Last night I tossed in the antique bed, birthing this post and woke at 5 to a flash of lightening and the sound of thunder. I rose and stood on the carport, listening to the sound of rain pattering on the roof, so foreign after all these months of dry. I looked down at the lights of North Little Rock, glowing like stars through the bare trees and fog. Today I will travel with my beloved brother J. to Hot Springs for yet another chapter, more reminiscing, more reviewing of where we came from and who we all are now.

Tuesday, December 4, 2007

December's Coming On

As November turns into December, the autumn falls heavier, the leaves are almost all down, dry and crisp on the ground, across the lawn and tucked into piles in all the nooks and crannies around the house and yard. The bare trees now tower against the sky, the air is crisp, I feel winter coming.

As I walk down from the house to the pond I see ropey tree roots, trailing along under the creek bank, crossing the paths, wishing for water. The pond gets lower and lower, exposing the many trees that the beavers have felled over the years, now brown and rotting against the muddy bottom. A Belted Kingfisher swoops overhead, issuing his ratchety cry and lands in a tree to stake his claim over this last little body of water.

Down at Morgan there are pools again in a few spots, their bottoms carpeted with leaves, their surfaces reflecting the sky and trees , other sections look like cobblestone roads, blocky stones bricked together with sand and leaf mortar. The sweet one saw a flock of 4 wild turkeys drinking from one of these pools the other day.
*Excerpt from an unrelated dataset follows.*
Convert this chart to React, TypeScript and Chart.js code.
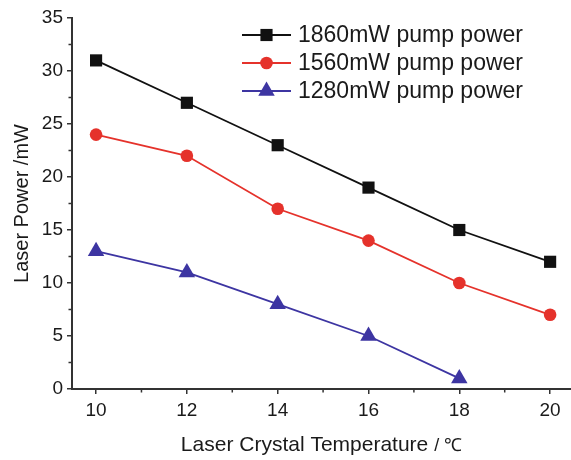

Understory plants are greening up now that the leaves are down, wild ginger, mosses, Christmas ferns and running cedar have brightened, perked their heads up to the sun. Their deep greens stand in stark contrast to the ochre of the fallen leaves.

One or two trees in the yard still show color, an oak bright red, a Japanese maple turning orange, call the eye to admire them against the rapidly dimming background of grey and mauve trunks and evergreen cedars and pines.

I still have a couple hundred more bulbs to plant but it’s gloomy, cloudy and grey today and cold, I don’t want to do much but sit by the fire.